Va lento el Guadiana a su paso por
Vila Real, sabe que en nada se despide de los pueblos y las gentes que lo han
acompañado desde su nacimiento. Le quedan unos cientos de metros para diluirse
en el mar, así que se entretiene en su final. Vila Real le ofrece su plaza
espaciosa, por si quiere tumbarse al sol. Pero no, el río sigue y Vila Real se
queda con las calles a cordel, la iglesia y sus adoquines blancos y negros bajo nuestros pasos.
Inicialmente un pueblito de
pescadores arrasado por el terremoto de Lisboa de 1755, fue reconstruido en su
totalidad con las ideas progresistas del Marqués de Pombal, el renombrado
político con mente de la Ilustración.
La villa está trazada a cuadrícula y con
ideas prácticas.

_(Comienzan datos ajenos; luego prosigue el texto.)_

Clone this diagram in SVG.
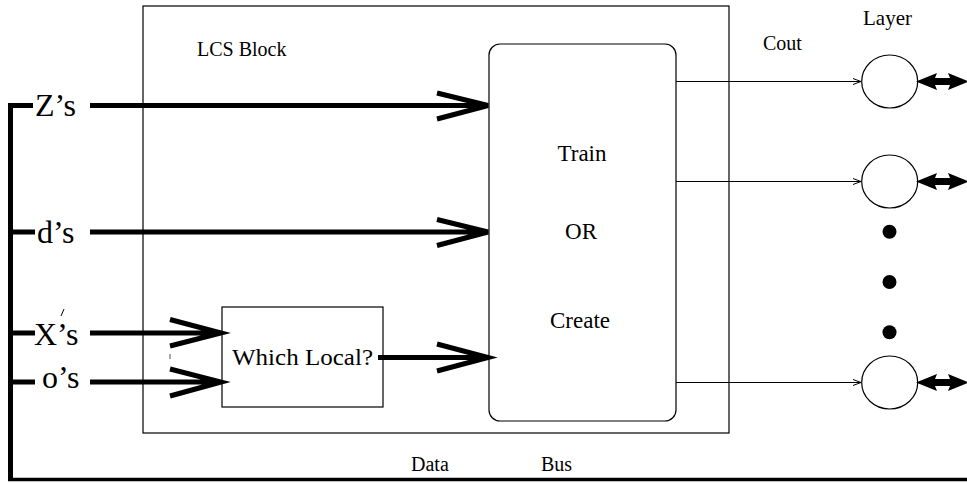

La plaza, al centro, con un monolito que recuerda al rey José
I, y la Iglesia de la Encarnación en uno de los lados, está rodeada de manzanas
de casas, con estructuras parecidas, si bien las más cercanas a la iglesia
presentan un estilo más noble que el resto.
En los otros dos lados, están la
Casa de Cámara Municipal y la Casa del Cuerpo de Guardia, construcciones que
miran al obelisco y se recrean los días de feria con el mercadillo de “velharias”
plantado en la plaza una vez al mes.
Al borde del río se planearon varias
naves donde acoger y conservar los productos que traían los barcos, pues era
éste uno de los objetivos de la reconstrucción, convertir la villa en un centro
conservero que diera ocupación a la población, al tiempo que daba salida al
pescado de la zona. Esas naves tienen ahora otros destinos, con sus frentes
mirando al río y viendo pasar los variados tipos de barcos, muchos que se
dirigen a las playas, a la zona de marismas (un lugar protegido para descanso y
nidificación de aves migratorias) o tal vez únicamente desean acompañar al
Guadiana en su adiós.
Algo que llama la atención es que la
estructura reticular llamada “trazado
pombalino” -usada de igual forma en la Baixa lisboeta- tiene unas calles en
dirección Norte/Sur y las otras Este/Oeste, conteniendo 41 manzanas, todas edificadas
y mantenidas en su estilo original, lo que le presta a la villa un encanto
peculiar.
Si a esto le sumamos la rica gastronomía, la calidez portuguesa, el
clima agradable y la posibilidad de compras, no podemos sino estar motivados a
visitarla, pisando sin prejuicios los pequeños cantos portugueses, tan bien
elaborados, que parece imposible engalanen los suelos de pueblos y ciudades de
todo Portugal, una seña humilde pero inconfundible de la identidad del país.
Vila Real de Santo Antonio descansa al
sol, dialoga con el río y espera que pisemos sus calles en blanco y negro,
apaciblemente, solo por regodearnos en un lugar creado gracias al pensamiento
culto de una época que parece murió y no ha de volver.